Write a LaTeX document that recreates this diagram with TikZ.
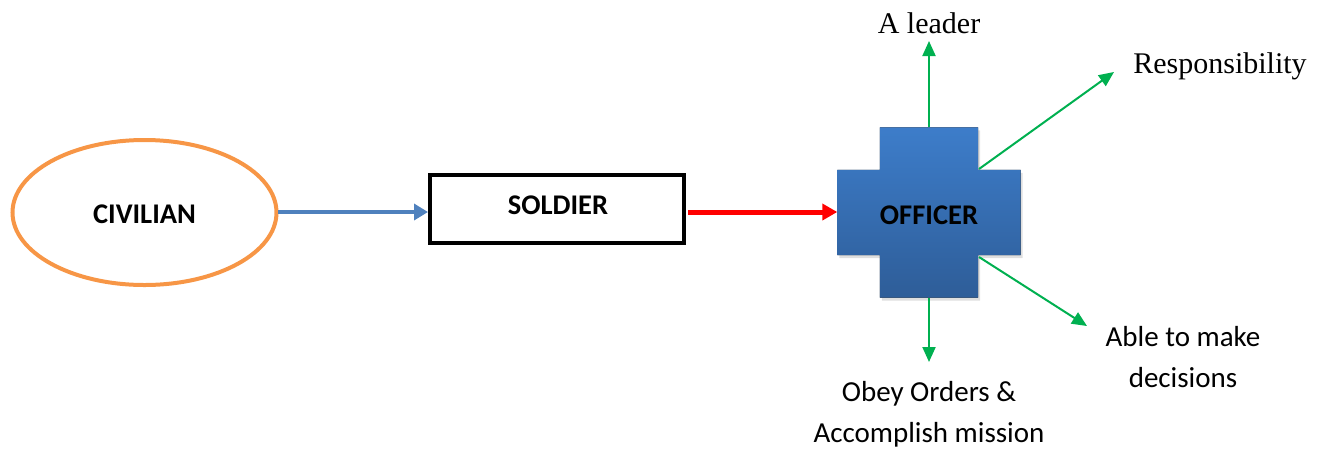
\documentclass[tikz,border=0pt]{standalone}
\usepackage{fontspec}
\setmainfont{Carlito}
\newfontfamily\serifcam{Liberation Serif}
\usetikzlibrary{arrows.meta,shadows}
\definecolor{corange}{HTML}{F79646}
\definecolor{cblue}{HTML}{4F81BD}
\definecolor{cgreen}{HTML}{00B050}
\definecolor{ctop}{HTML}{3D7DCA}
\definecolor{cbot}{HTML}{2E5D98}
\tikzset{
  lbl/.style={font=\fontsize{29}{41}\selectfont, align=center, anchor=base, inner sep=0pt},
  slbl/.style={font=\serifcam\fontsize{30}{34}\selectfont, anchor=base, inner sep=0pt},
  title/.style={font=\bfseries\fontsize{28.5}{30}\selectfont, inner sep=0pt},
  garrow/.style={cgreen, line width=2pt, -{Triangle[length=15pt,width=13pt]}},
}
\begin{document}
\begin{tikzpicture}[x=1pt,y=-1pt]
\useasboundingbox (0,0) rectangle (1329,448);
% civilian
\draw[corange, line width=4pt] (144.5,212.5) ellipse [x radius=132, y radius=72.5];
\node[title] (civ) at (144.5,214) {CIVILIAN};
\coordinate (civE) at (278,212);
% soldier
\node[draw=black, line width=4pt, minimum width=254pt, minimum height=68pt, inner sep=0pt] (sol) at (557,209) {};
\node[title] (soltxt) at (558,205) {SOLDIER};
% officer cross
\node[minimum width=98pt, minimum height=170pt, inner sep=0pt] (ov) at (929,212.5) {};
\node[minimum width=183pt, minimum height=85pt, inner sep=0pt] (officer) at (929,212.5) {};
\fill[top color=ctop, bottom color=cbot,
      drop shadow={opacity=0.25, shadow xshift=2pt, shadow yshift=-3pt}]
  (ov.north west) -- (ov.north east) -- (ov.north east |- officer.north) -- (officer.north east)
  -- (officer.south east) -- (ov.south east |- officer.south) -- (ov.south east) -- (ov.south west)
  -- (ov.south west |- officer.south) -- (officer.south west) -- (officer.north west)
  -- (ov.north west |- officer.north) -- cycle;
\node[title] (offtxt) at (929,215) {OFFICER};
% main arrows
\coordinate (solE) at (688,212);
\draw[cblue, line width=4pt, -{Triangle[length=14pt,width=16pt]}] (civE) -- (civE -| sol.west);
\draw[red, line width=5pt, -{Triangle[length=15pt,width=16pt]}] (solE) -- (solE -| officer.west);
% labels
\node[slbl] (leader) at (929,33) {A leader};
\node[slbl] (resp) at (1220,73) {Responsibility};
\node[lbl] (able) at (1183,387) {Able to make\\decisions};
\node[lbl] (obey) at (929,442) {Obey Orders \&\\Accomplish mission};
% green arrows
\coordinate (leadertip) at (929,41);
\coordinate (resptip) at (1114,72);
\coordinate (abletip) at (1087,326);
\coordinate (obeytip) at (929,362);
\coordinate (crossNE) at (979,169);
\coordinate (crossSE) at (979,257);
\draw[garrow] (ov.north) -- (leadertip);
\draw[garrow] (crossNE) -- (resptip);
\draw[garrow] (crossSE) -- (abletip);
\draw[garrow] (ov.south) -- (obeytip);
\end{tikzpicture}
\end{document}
* * *
Write out each line of the data exactly; the images should be left out.

* [EXPECTED OUTPUT]:
Write a LaTeX document that recreates this diagram with TikZ.
\documentclass[tikz,border=0pt]{standalone}
\usepackage{fontspec}
\setmainfont{Carlito}
\newfontfamily\serifcam{Liberation Serif}
\usetikzlibrary{arrows.meta,shadows}
\definecolor{corange}{HTML}{F79646}
\definecolor{cblue}{HTML}{4F81BD}
\definecolor{cgreen}{HTML}{00B050}
\definecolor{ctop}{HTML}{3D7DCA}
\definecolor{cbot}{HTML}{2E5D98}
\tikzset{
  lbl/.style={font=\fontsize{29}{41}\selectfont, align=center, anchor=base, inner sep=0pt},
  slbl/.style={font=\serifcam\fontsize{30}{34}\selectfont, anchor=base, inner sep=0pt},
  title/.style={font=\bfseries\fontsize{28.5}{30}\selectfont, inner sep=0pt},
  garrow/.style={cgreen, line width=2pt, -{Triangle[length=15pt,width=13pt]}},
}
\begin{document}
\begin{tikzpicture}[x=1pt,y=-1pt]
\useasboundingbox (0,0) rectangle (1329,448);
% civilian
\draw[corange, line width=4pt] (144.5,212.5) ellipse [x radius=132, y radius=72.5];
\node[title] (civ) at (144.5,214) {CIVILIAN};
\coordinate (civE) at (278,212);
% soldier
\node[draw=black, line width=4pt, minimum width=254pt, minimum height=68pt, inner sep=0pt] (sol) at (557,209) {};
\node[title] (soltxt) at (558,205) {SOLDIER};
% officer cross
\node[minimum width=98pt, minimum height=170pt, inner sep=0pt] (ov) at (929,212.5) {};
\node[minimum width=183pt, minimum height=85pt, inner sep=0pt] (officer) at (929,212.5) {};
\fill[top color=ctop, bottom color=cbot,
      drop shadow={opacity=0.25, shadow xshift=2pt, shadow yshift=-3pt}]
  (ov.north west) -- (ov.north east) -- (ov.north east |- officer.north) -- (officer.north east)
  -- (officer.south east) -- (ov.south east |- officer.south) -- (ov.south east) -- (ov.south west)
  -- (ov.south west |- officer.south) -- (officer.south west) -- (officer.north west)
  -- (ov.north west |- officer.north) -- cycle;
\node[title] (offtxt) at (929,215) {OFFICER};
% main arrows
\coordinate (solE) at (688,212);
\draw[cblue, line width=4pt, -{Triangle[length=14pt,width=16pt]}] (civE) -- (civE -| sol.west);
\draw[red, line width=5pt, -{Triangle[length=15pt,width=16pt]}] (solE) -- (solE -| officer.west);
% labels
\node[slbl] (leader) at (929,33) {A leader};
\node[slbl] (resp) at (1220,73) {Responsibility};
\node[lbl] (able) at (1183,387) {Able to make\\decisions};
\node[lbl] (obey) at (929,442) {Obey Orders \&\\Accomplish mission};
% green arrows
\coordinate (leadertip) at (929,41);
\coordinate (resptip) at (1114,72);
\coordinate (abletip) at (1087,326);
\coordinate (obeytip) at (929,362);
\coordinate (crossNE) at (979,169);
\coordinate (crossSE) at (979,257);
\draw[garrow] (ov.north) -- (leadertip);
\draw[garrow] (crossNE) -- (resptip);
\draw[garrow] (crossSE) -- (abletip);
\draw[garrow] (ov.south) -- (obeytip);
\end{tikzpicture}
\end{document}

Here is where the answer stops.